4 responses to “Never say never

  1. Perpetua February 10, 2010 at 6:32 am

    Your nevers and mine are so similar! But a lot of our “giving in” had to do with realizing that suffering mama and suffering baby is far too much suffering when something simple, like a pacifier, will actually kill the suffering in two seconds flat.

    And as for the leash…I remember being a clueless teenager and seeing leashed kids. At the time I thought, “Why can’t they just control him?” blah blah blah. Clearly I had never spent any time with a one-year-old. I fully intend to leash when we’re anywhere near danger (i.e. walking down a busy street), or else I’m going to spend all my time in a panic over possible disasters.

    • amoment2think February 10, 2010 at 7:41 am

      I agree, it is totally about minimizing suffering. Happy Baby= Happy Momma.
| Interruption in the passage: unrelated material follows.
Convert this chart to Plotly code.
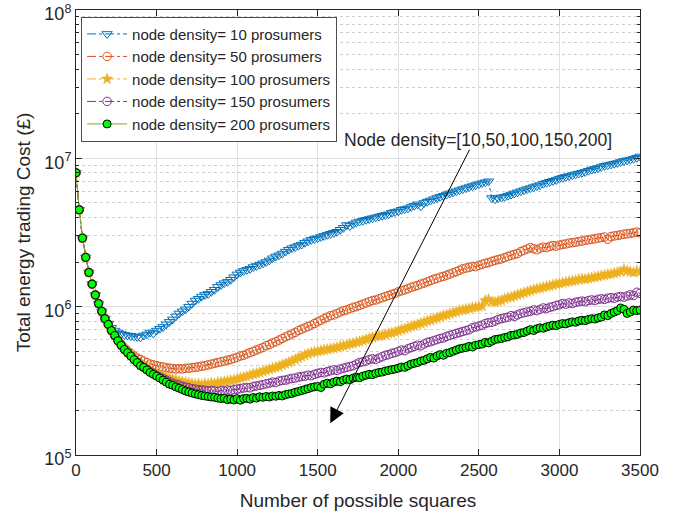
import math
import plotly.graph_objects as go

# Number of possible squares: one sample every 20 squares, starting at 0
x_step = 20

# Total energy trading cost, in millions of £
cost_10 = [8.0, 4.5, 2.9, 2.15, 1.7, 1.42, 1.2, 1.05, 0.93, 0.83,
           0.77, 0.72, 0.69, 0.67, 0.655, 0.645, 0.64, 0.635, 0.63, 0.625,
           0.62, 0.64, 0.65, 0.67, 0.66, 0.69, 0.71, 0.73, 0.76, 0.79,
           0.82, 0.86, 0.9, 0.93, 0.96, 1.0, 1.05, 1.1, 1.13, 1.17,
           1.2, 1.22, 1.26, 1.3, 1.36, 1.4, 1.44, 1.47, 1.52, 1.58,
           1.65, 1.7, 1.74, 1.77, 1.8, 1.85, 1.88, 1.92, 1.96, 2.0,
           2.05, 2.12, 2.18, 2.22, 2.28, 2.35, 2.42, 2.48, 2.52, 2.58,
           2.62, 2.7, 2.76, 2.82, 2.86, 2.9, 2.95, 3.0, 3.05, 3.1,
           3.15, 3.2, 3.3, 3.4, 3.55, 3.5, 3.6, 3.7, 3.75, 3.8,
           3.85, 3.9, 3.95, 4.0, 4.05, 4.1, 4.15, 4.2, 4.3, 4.35,
           4.4, 4.5, 4.55, 4.6, 4.7, 4.8, 4.9, 4.75, 5.0, 5.1,
           5.2, 5.3, 5.4, 5.5, 5.6, 5.7, 5.8, 5.9, 6.0, 6.1,
           6.2, 6.3, 6.4, 6.5, 6.6, 6.7, 6.8, 6.9, 7.0, 5.4,
           5.3, 5.4, 5.45, 5.5, 5.6, 5.7, 5.8, 5.9, 6.0, 6.1,
           6.2, 6.3, 6.4, 6.5, 6.6, 6.75, 6.85, 6.95, 7.05, 7.15,
           7.3, 7.4, 7.5, 7.6, 7.7, 7.8, 7.9, 8.0, 8.1, 8.25,
           8.4, 8.5, 8.6, 8.75, 8.9, 9.0, 9.1, 9.2, 9.3, 9.45,
           9.6, 9.7, 9.8, 9.95, 10.1, 10.3]

cost_50 = [8.0, 4.5, 2.9, 2.15, 1.7, 1.42, 1.2, 1.05, 0.93, 0.83,
           0.76, 0.69, 0.64, 0.595, 0.56, 0.53, 0.505, 0.485, 0.465, 0.45,
           0.44, 0.43, 0.42, 0.41, 0.405, 0.4, 0.395, 0.392, 0.388, 0.385,
           0.383, 0.38, 0.382, 0.38, 0.384, 0.385, 0.388, 0.39, 0.393, 0.397,
           0.4, 0.405, 0.41, 0.415, 0.42, 0.425, 0.43, 0.436, 0.44, 0.448,
           0.455, 0.465, 0.47, 0.48, 0.49, 0.5, 0.51, 0.52, 0.53, 0.545,
           0.555, 0.57, 0.58, 0.595, 0.61, 0.625, 0.64, 0.655, 0.67, 0.69,
           0.705, 0.72, 0.735, 0.75, 0.77, 0.79, 0.81, 0.83, 0.85, 0.87,
           0.88, 0.9, 0.92, 0.94, 0.95, 0.97, 0.99, 1.0, 1.02, 1.04,
           1.06, 1.08, 1.1, 1.11, 1.13, 1.15, 1.17, 1.19, 1.21, 1.23,
           1.26, 1.28, 1.3, 1.32, 1.35, 1.37, 1.39, 1.42, 1.44, 1.47,
           1.5, 1.53, 1.55, 1.58, 1.6, 1.63, 1.66, 1.69, 1.72, 1.76,
           1.8, 1.82, 1.84, 1.87, 1.86, 1.9, 1.93, 1.96, 1.98, 2.02,
           2.05, 2.08, 2.1, 2.14, 2.18, 2.22, 2.25, 2.28, 2.35, 2.4,
           2.45, 2.5, 2.46, 2.42, 2.48, 2.52, 2.5, 2.55, 2.58, 2.56,
           2.6, 2.63, 2.65, 2.68, 2.7, 2.72, 2.75, 2.77, 2.8, 2.82,
           2.85, 2.87, 2.9, 2.92, 2.95, 2.85, 2.97, 3.0, 3.02, 3.05,
           3.08, 3.1, 3.12, 3.15, 3.18, 3.15]

cost_100 = [8.0, 4.5, 2.9, 2.15, 1.7, 1.42, 1.2, 1.05, 0.93, 0.83,
            0.76, 0.69, 0.64, 0.59, 0.55, 0.515, 0.49, 0.466, 0.443, 0.424,
            0.405, 0.395, 0.382, 0.37, 0.362, 0.355, 0.348, 0.342, 0.335, 0.33,
            0.325, 0.32, 0.315, 0.312, 0.31, 0.305, 0.303, 0.3, 0.302, 0.298,
            0.302, 0.3, 0.305, 0.303, 0.308, 0.31, 0.312, 0.315, 0.318, 0.32,
            0.325, 0.33, 0.335, 0.338, 0.345, 0.35, 0.355, 0.36, 0.365, 0.372,
            0.378, 0.385, 0.39, 0.395, 0.405, 0.412, 0.42, 0.43, 0.44, 0.45,
            0.46, 0.47, 0.48, 0.49, 0.495, 0.5, 0.505, 0.51, 0.515, 0.52,
            0.525, 0.53, 0.54, 0.545, 0.55, 0.56, 0.565, 0.575, 0.58, 0.59,
            0.6, 0.61, 0.62, 0.63, 0.635, 0.64, 0.65, 0.66, 0.665, 0.675,
            0.685, 0.7, 0.71, 0.72, 0.735, 0.745, 0.76, 0.77, 0.785, 0.8,
            0.81, 0.825, 0.84, 0.855, 0.87, 0.88, 0.895, 0.91, 0.92, 0.94,
            0.95, 0.96, 0.97, 0.985, 0.99, 1.0, 1.01, 1.1, 1.12, 1.08,
            1.07, 1.09, 1.1, 1.13, 1.15, 1.16, 1.18, 1.2, 1.22, 1.24,
            1.26, 1.28, 1.3, 1.32, 1.33, 1.35, 1.37, 1.38, 1.4, 1.42,
            1.43, 1.45, 1.46, 1.48, 1.49, 1.5, 1.52, 1.54, 1.53, 1.55,
            1.57, 1.58, 1.6, 1.62, 1.63, 1.65, 1.66, 1.68, 1.7, 1.72,
            1.78, 1.74, 1.72, 1.7, 1.74, 1.72]

cost_150 = [8.0, 4.5, 2.9, 2.15, 1.7, 1.42, 1.2, 1.05, 0.93, 0.83,
            0.76, 0.69, 0.64, 0.59, 0.55, 0.515, 0.49, 0.465, 0.442, 0.422,
            0.403, 0.39, 0.378, 0.365, 0.355, 0.345, 0.336, 0.328, 0.32, 0.312,
            0.305, 0.3, 0.296, 0.29, 0.287, 0.284, 0.28, 0.278, 0.276, 0.274,
            0.273, 0.27, 0.272, 0.27, 0.268, 0.272, 0.27, 0.274, 0.272, 0.276,
            0.278, 0.28, 0.283, 0.285, 0.284, 0.29, 0.292, 0.295, 0.298, 0.302,
            0.305, 0.31, 0.308, 0.315, 0.318, 0.32, 0.325, 0.328, 0.33, 0.335,
            0.338, 0.34, 0.345, 0.342, 0.35, 0.355, 0.36, 0.358, 0.365, 0.37,
            0.375, 0.372, 0.38, 0.385, 0.39, 0.395, 0.4, 0.41, 0.42, 0.425,
            0.43, 0.44, 0.445, 0.44, 0.45, 0.46, 0.47, 0.475, 0.485, 0.49,
            0.5, 0.51, 0.505, 0.52, 0.53, 0.54, 0.55, 0.545, 0.56, 0.575,
            0.58, 0.59, 0.6, 0.61, 0.615, 0.63, 0.64, 0.65, 0.66, 0.67,
            0.68, 0.69, 0.7, 0.72, 0.73, 0.74, 0.75, 0.77, 0.78, 0.785,
            0.8, 0.82, 0.83, 0.84, 0.85, 0.87, 0.86, 0.88, 0.9, 0.91,
            0.92, 0.93, 0.95, 0.94, 0.96, 0.98, 0.97, 0.99, 1.0, 1.02,
            1.03, 1.05, 1.04, 1.06, 1.05, 1.07, 1.08, 1.09, 1.08, 1.1,
            1.11, 1.1, 1.12, 1.13, 1.12, 1.14, 1.15, 1.14, 1.16, 1.17,
            1.16, 1.18, 1.2, 1.19, 1.25, 1.23]

cost_200 = [8.0, 4.5, 2.9, 2.15, 1.7, 1.42, 1.2, 1.05, 0.93, 0.83,
            0.76, 0.69, 0.64, 0.59, 0.55, 0.515, 0.49, 0.465, 0.44, 0.42,
            0.40, 0.39, 0.375, 0.36, 0.35, 0.34, 0.33, 0.32, 0.31, 0.30,
            0.295, 0.288, 0.282, 0.276, 0.27, 0.266, 0.262, 0.258, 0.255, 0.252,
            0.25, 0.248, 0.246, 0.245, 0.242, 0.24, 0.241, 0.236, 0.238, 0.235,
            0.24, 0.234, 0.24, 0.241, 0.238, 0.244, 0.242, 0.247, 0.245, 0.248,
            0.246, 0.25, 0.249, 0.252, 0.25, 0.255, 0.258, 0.26, 0.265, 0.268,
            0.272, 0.276, 0.28, 0.285, 0.288, 0.29, 0.285, 0.3, 0.305, 0.302,
            0.31, 0.315, 0.312, 0.32, 0.325, 0.322, 0.33, 0.335, 0.332, 0.34,
            0.345, 0.35, 0.348, 0.355, 0.36, 0.362, 0.368, 0.372, 0.376, 0.38,
            0.385, 0.392, 0.39, 0.4, 0.41, 0.415, 0.42, 0.43, 0.435, 0.445,
            0.455, 0.45, 0.465, 0.475, 0.47, 0.485, 0.49, 0.5, 0.51, 0.52,
            0.525, 0.53, 0.54, 0.535, 0.55, 0.555, 0.56, 0.575, 0.57, 0.585,
            0.6, 0.605, 0.61, 0.62, 0.625, 0.64, 0.645, 0.65, 0.665, 0.67,
            0.685, 0.7, 0.69, 0.71, 0.72, 0.715, 0.73, 0.74, 0.75, 0.745,
            0.76, 0.77, 0.765, 0.78, 0.79, 0.785, 0.8, 0.81, 0.805, 0.82,
            0.83, 0.825, 0.84, 0.85, 0.88, 0.87, 0.9, 0.92, 0.94, 0.98,
            0.96, 0.9, 0.92, 0.95, 0.94, 0.95]

series_names = ["node density= 10 prosumers", "node density= 50 prosumers",
                "node density= 100 prosumers", "node density= 150 prosumers",
                "node density= 200 prosumers"]
series_values = [cost_10, cost_50, cost_100, cost_150, cost_200]

y_tick_values = [1e5, 1e6, 1e7, 1e8]
y_tick_labels = ["10<sup>5</sup>", "10<sup>6</sup>", "10<sup>7</sup>", "10<sup>8</sup>"]
x_tick_values = [0, 500, 1000, 1500, 2000, 2500, 3000, 3500]

annotation_text = "Node density=[10,50,100,150,200]"
# arrow tail / head and text anchor (in data units)
arrow_tail = (2447, 1.17e7)
arrow_head = (1578, 1.64e5)
text_anchor = (2495, 1.33e7)

styles = [
    dict(line=dict(color="#0072BD", width=1, dash="dashdot"),
         marker=dict(symbol="triangle-down-open", size=9, color="#0072BD",
                     line=dict(width=1, color="#0072BD"))),
    dict(line=dict(color="#D95319", width=1, dash="dashdot"),
         marker=dict(symbol="circle-open", size=8.5, color="#D95319",
                     line=dict(width=1, color="#D95319"))),
    dict(line=dict(color="#EDB120", width=1, dash="dashdot"),
         marker=dict(symbol="star", size=8.5, color="#EDB120",
                     line=dict(width=0.5, color="#EDB120"))),
    dict(line=dict(color="#7E2F8E", width=1, dash="dashdot"),
         marker=dict(symbol="circle-open", size=8.5, color="#7E2F8E",
                     line=dict(width=1, color="#7E2F8E"))),
    dict(line=dict(color="#77AC30", width=1, dash="solid"),
         marker=dict(symbol="circle", size=8, color="#00FF00",
                     line=dict(width=1, color="#000000"))),
]

fig = go.Figure()
for name, vals, st in zip(series_names, series_values, styles):
    xs = list(range(0, x_step * len(vals), x_step))
    ys = [v * 1e6 for v in vals]
    fig.add_trace(go.Scatter(x=xs, y=ys, mode="lines+markers", name=name,
                             line=st["line"], marker=st["marker"]))

FONT = "Liberation Sans, Arial, Helvetica, sans-serif"
TXT = "#262626"
GRID = "#e0e0e0"

fig.update_layout(
    width=686, height=514,
    margin=dict(l=76, r=46, t=10, b=59, autoexpand=False),
    paper_bgcolor="white", plot_bgcolor="white",
    font=dict(family=FONT, color=TXT, size=17),
    showlegend=True,
    legend=dict(x=0.009, y=0.985, xanchor="left", yanchor="top",
                bgcolor="white", bordercolor="#4d4d4d", borderwidth=1,
                font=dict(size=15, color=TXT), tracegroupgap=0,
                itemwidth=40),
)

fig.update_xaxes(
    range=[0, 3500], tickvals=x_tick_values, automargin=False,
    showgrid=True, gridcolor=GRID, gridwidth=1,
    ticks="inside", ticklen=6, tickcolor=TXT,
    showline=True, linecolor=TXT, linewidth=1, mirror="ticks",
    zeroline=False, tickfont=dict(size=17, color=TXT),
    title=dict(text="Number of possible squares", font=dict(size=19, color=TXT),
               standoff=14),
)

fig.update_yaxes(
    type="log", range=[4.99999, 8.00001], tickvals=y_tick_values,
    ticktext=y_tick_labels, automargin=False, ticklabeloverflow="allow",
    ticklabelshift=4,
    showgrid=True, gridcolor=GRID, gridwidth=1,
    ticks="inside", ticklen=6, tickcolor=TXT,
    showline=True, linecolor=TXT, linewidth=1, mirror="ticks",
    zeroline=False, tickfont=dict(size=18, color=TXT),
    minor=dict(dtick="D1", ticks="inside", ticklen=3, tickcolor=TXT,
               showgrid=True, gridcolor="#cfcfcf", griddash="dot", gridwidth=1),
    title=dict(text="Total energy trading Cost (£)", font=dict(size=19, color=TXT),
               standoff=8),
)

fig.add_annotation(
    x=arrow_head[0], y=math.log10(arrow_head[1]),
    ax=arrow_tail[0], ay=math.log10(arrow_tail[1]),
    xref="x", yref="y", axref="x", ayref="y",
    text="", showarrow=True, arrowhead=2, arrowsize=3, arrowwidth=1,
    arrowcolor="#000000",
)
fig.add_annotation(
    x=text_anchor[0], y=math.log10(text_anchor[1]), xref="x", yref="y",
    text=annotation_text, showarrow=False,
    font=dict(size=17.5, color=TXT, family=FONT),
)

fig.write_html("out.html", config={"displayModeBar": False},
               post_script="document.body.style.margin='0';")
      I also think, for some of my ‘nevers’ it was a process of figuring out what my parenting philosophy really was and realizing that you can’t believe everything you read. Before she was born I think I had a conception of trying to do everything ‘perfectly,’ where as once I had my daughter and push came to shove I discovered that being easy-going, flexible and focusing on what works is a better way to go. Far less stressful!

  2. Accidents February 10, 2010 at 2:30 pm

    You covered so much here! I want to respond to everything, but I’ll just say we gave up our convictions against the consumery-baby-stuff really early. Hank was so demanding as a newborn (yes I know that’s what newborns are, but he never slept, like, ever) I would have purchased ANYTHING that would give me five minutes without him in my arms attached to my boob. We ended up buying/acquiring a bunch of things that are now just gathering dust in our basement and began gathering that dust nearly immediately because H hated all contraptions (at least we’ve managed to find homes for a lot of things like the swing and bouncer). He even hated being worn, and we had like five different kinds of slings/carriers/etc. Sigh.